• [To be done]
Output the material beneath this task exactly, images excluded.

• [Given information]
◇ ◇ ◇

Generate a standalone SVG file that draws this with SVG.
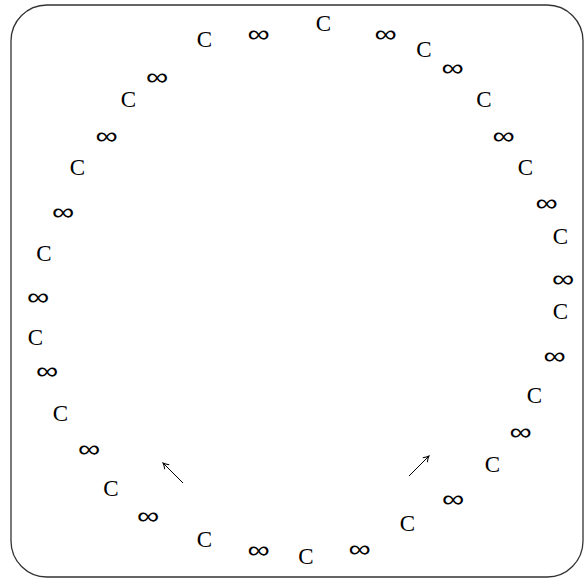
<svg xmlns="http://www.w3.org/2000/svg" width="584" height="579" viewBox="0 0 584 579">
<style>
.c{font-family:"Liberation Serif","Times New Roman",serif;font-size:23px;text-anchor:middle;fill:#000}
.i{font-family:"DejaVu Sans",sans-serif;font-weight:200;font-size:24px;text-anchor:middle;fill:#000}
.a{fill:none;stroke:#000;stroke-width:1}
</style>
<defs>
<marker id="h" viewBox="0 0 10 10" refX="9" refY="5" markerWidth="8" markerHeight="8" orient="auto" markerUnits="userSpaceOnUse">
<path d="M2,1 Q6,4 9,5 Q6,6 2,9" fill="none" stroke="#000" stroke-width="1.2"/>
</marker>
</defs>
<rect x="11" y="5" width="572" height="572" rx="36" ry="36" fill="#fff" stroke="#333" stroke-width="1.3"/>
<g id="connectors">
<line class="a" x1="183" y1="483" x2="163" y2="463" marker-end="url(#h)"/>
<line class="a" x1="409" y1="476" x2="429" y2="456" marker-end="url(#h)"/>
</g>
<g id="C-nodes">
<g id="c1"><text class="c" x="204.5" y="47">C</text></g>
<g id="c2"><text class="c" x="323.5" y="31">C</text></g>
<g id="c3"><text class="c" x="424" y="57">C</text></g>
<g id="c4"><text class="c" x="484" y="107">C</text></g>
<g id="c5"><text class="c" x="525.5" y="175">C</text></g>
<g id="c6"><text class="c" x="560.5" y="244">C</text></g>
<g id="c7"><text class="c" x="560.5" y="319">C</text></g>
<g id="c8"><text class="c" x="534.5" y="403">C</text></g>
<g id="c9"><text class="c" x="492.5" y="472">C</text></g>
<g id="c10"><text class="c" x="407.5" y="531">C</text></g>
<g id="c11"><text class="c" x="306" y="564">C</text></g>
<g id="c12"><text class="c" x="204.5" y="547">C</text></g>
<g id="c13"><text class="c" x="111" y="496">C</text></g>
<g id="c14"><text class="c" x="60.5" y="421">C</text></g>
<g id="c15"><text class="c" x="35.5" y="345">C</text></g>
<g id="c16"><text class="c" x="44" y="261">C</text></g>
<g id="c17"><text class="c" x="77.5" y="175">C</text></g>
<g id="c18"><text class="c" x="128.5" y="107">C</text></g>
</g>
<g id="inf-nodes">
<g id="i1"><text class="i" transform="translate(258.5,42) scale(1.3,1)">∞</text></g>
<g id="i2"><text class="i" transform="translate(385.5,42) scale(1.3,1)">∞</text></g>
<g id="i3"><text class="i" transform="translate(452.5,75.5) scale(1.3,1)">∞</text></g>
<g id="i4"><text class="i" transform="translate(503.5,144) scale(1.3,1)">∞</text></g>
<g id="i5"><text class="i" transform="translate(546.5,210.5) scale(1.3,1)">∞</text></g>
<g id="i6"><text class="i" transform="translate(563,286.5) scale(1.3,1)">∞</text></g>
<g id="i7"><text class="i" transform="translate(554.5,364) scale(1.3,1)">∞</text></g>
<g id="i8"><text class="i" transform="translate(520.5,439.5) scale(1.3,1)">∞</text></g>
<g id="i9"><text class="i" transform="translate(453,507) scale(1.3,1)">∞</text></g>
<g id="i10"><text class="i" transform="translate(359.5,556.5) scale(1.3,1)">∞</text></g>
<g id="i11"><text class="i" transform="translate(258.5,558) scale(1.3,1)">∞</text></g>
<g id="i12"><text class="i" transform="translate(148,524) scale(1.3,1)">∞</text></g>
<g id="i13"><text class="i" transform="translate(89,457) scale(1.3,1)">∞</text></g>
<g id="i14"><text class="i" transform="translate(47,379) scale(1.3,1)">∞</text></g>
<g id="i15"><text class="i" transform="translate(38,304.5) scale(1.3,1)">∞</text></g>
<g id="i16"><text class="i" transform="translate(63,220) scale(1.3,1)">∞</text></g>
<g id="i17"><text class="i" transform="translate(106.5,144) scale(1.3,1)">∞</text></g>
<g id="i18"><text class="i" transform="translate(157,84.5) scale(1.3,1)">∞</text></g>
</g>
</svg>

◇ ◇ ◇

• [Reply]
Generate a standalone SVG file that draws this with SVG.
<svg xmlns="http://www.w3.org/2000/svg" width="584" height="579" viewBox="0 0 584 579">
<style>
.c{font-family:"Liberation Serif","Times New Roman",serif;font-size:23px;text-anchor:middle;fill:#000}
.i{font-family:"DejaVu Sans",sans-serif;font-weight:200;font-size:24px;text-anchor:middle;fill:#000}
.a{fill:none;stroke:#000;stroke-width:1}
</style>
<defs>
<marker id="h" viewBox="0 0 10 10" refX="9" refY="5" markerWidth="8" markerHeight="8" orient="auto" markerUnits="userSpaceOnUse">
<path d="M2,1 Q6,4 9,5 Q6,6 2,9" fill="none" stroke="#000" stroke-width="1.2"/>
</marker>
</defs>
<rect x="11" y="5" width="572" height="572" rx="36" ry="36" fill="#fff" stroke="#333" stroke-width="1.3"/>
<g id="connectors">
<line class="a" x1="183" y1="483" x2="163" y2="463" marker-end="url(#h)"/>
<line class="a" x1="409" y1="476" x2="429" y2="456" marker-end="url(#h)"/>
</g>
<g id="C-nodes">
<g id="c1"><text class="c" x="204.5" y="47">C</text></g>
<g id="c2"><text class="c" x="323.5" y="31">C</text></g>
<g id="c3"><text class="c" x="424" y="57">C</text></g>
<g id="c4"><text class="c" x="484" y="107">C</text></g>
<g id="c5"><text class="c" x="525.5" y="175">C</text></g>
<g id="c6"><text class="c" x="560.5" y="244">C</text></g>
<g id="c7"><text class="c" x="560.5" y="319">C</text></g>
<g id="c8"><text class="c" x="534.5" y="403">C</text></g>
<g id="c9"><text class="c" x="492.5" y="472">C</text></g>
<g id="c10"><text class="c" x="407.5" y="531">C</text></g>
<g id="c11"><text class="c" x="306" y="564">C</text></g>
<g id="c12"><text class="c" x="204.5" y="547">C</text></g>
<g id="c13"><text class="c" x="111" y="496">C</text></g>
<g id="c14"><text class="c" x="60.5" y="421">C</text></g>
<g id="c15"><text class="c" x="35.5" y="345">C</text></g>
<g id="c16"><text class="c" x="44" y="261">C</text></g>
<g id="c17"><text class="c" x="77.5" y="175">C</text></g>
<g id="c18"><text class="c" x="128.5" y="107">C</text></g>
</g>
<g id="inf-nodes">
<g id="i1"><text class="i" transform="translate(258.5,42) scale(1.3,1)">∞</text></g>
<g id="i2"><text class="i" transform="translate(385.5,42) scale(1.3,1)">∞</text></g>
<g id="i3"><text class="i" transform="translate(452.5,75.5) scale(1.3,1)">∞</text></g>
<g id="i4"><text class="i" transform="translate(503.5,144) scale(1.3,1)">∞</text></g>
<g id="i5"><text class="i" transform="translate(546.5,210.5) scale(1.3,1)">∞</text></g>
<g id="i6"><text class="i" transform="translate(563,286.5) scale(1.3,1)">∞</text></g>
<g id="i7"><text class="i" transform="translate(554.5,364) scale(1.3,1)">∞</text></g>
<g id="i8"><text class="i" transform="translate(520.5,439.5) scale(1.3,1)">∞</text></g>
<g id="i9"><text class="i" transform="translate(453,507) scale(1.3,1)">∞</text></g>
<g id="i10"><text class="i" transform="translate(359.5,556.5) scale(1.3,1)">∞</text></g>
<g id="i11"><text class="i" transform="translate(258.5,558) scale(1.3,1)">∞</text></g>
<g id="i12"><text class="i" transform="translate(148,524) scale(1.3,1)">∞</text></g>
<g id="i13"><text class="i" transform="translate(89,457) scale(1.3,1)">∞</text></g>
<g id="i14"><text class="i" transform="translate(47,379) scale(1.3,1)">∞</text></g>
<g id="i15"><text class="i" transform="translate(38,304.5) scale(1.3,1)">∞</text></g>
<g id="i16"><text class="i" transform="translate(63,220) scale(1.3,1)">∞</text></g>
<g id="i17"><text class="i" transform="translate(106.5,144) scale(1.3,1)">∞</text></g>
<g id="i18"><text class="i" transform="translate(157,84.5) scale(1.3,1)">∞</text></g>
</g>
</svg>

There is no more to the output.